> **Task**:
Only the lines from the start of the data through the line with "from matplotlib.transforms import" belong in the copy. Restate them word for word, minus the pictures.
——
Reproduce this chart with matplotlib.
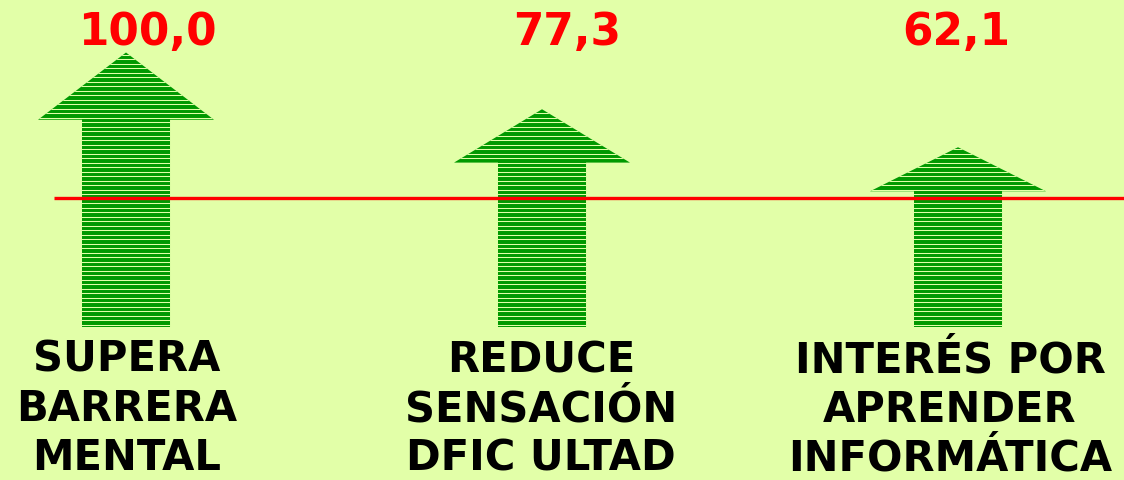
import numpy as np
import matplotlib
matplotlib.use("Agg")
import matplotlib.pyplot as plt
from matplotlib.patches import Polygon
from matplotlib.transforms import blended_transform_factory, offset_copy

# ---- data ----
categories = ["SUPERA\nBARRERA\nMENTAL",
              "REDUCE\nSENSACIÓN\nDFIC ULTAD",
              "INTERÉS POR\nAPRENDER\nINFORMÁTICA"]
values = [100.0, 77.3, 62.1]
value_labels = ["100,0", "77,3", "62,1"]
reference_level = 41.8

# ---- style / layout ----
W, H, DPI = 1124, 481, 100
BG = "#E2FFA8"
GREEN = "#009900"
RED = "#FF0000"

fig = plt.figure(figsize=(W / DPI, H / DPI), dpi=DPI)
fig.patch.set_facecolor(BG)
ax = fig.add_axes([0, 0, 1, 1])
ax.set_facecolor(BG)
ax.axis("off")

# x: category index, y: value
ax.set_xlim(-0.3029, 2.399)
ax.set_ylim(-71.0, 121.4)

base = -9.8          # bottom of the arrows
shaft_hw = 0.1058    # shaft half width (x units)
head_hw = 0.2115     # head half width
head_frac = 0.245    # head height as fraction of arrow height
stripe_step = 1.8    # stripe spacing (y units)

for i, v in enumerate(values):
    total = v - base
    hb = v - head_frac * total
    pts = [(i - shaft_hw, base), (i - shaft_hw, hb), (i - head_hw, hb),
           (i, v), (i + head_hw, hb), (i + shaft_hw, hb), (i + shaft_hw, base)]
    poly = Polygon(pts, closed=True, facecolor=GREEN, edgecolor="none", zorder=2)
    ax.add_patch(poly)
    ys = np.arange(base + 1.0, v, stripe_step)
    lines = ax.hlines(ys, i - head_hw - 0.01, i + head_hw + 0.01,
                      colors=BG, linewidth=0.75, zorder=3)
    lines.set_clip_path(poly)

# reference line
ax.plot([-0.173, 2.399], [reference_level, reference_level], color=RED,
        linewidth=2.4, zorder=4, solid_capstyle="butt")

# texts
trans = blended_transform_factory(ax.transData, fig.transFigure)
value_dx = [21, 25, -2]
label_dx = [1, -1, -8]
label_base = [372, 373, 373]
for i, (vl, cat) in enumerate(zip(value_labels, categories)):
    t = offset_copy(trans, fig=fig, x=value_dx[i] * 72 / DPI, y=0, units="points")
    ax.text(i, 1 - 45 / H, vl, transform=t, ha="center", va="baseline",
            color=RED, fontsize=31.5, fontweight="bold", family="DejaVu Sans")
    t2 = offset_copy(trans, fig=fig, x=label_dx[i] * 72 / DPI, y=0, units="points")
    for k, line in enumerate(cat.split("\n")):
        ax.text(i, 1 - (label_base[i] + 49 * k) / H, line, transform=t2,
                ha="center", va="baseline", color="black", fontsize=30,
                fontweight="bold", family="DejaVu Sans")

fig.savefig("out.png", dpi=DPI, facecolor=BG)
——
> **Complete output**:
Reproduce this chart with matplotlib.
import numpy as np
import matplotlib
matplotlib.use("Agg")
import matplotlib.pyplot as plt
from matplotlib.patches import Polygon
from matplotlib.transforms import blended_transform_factory, offset_copy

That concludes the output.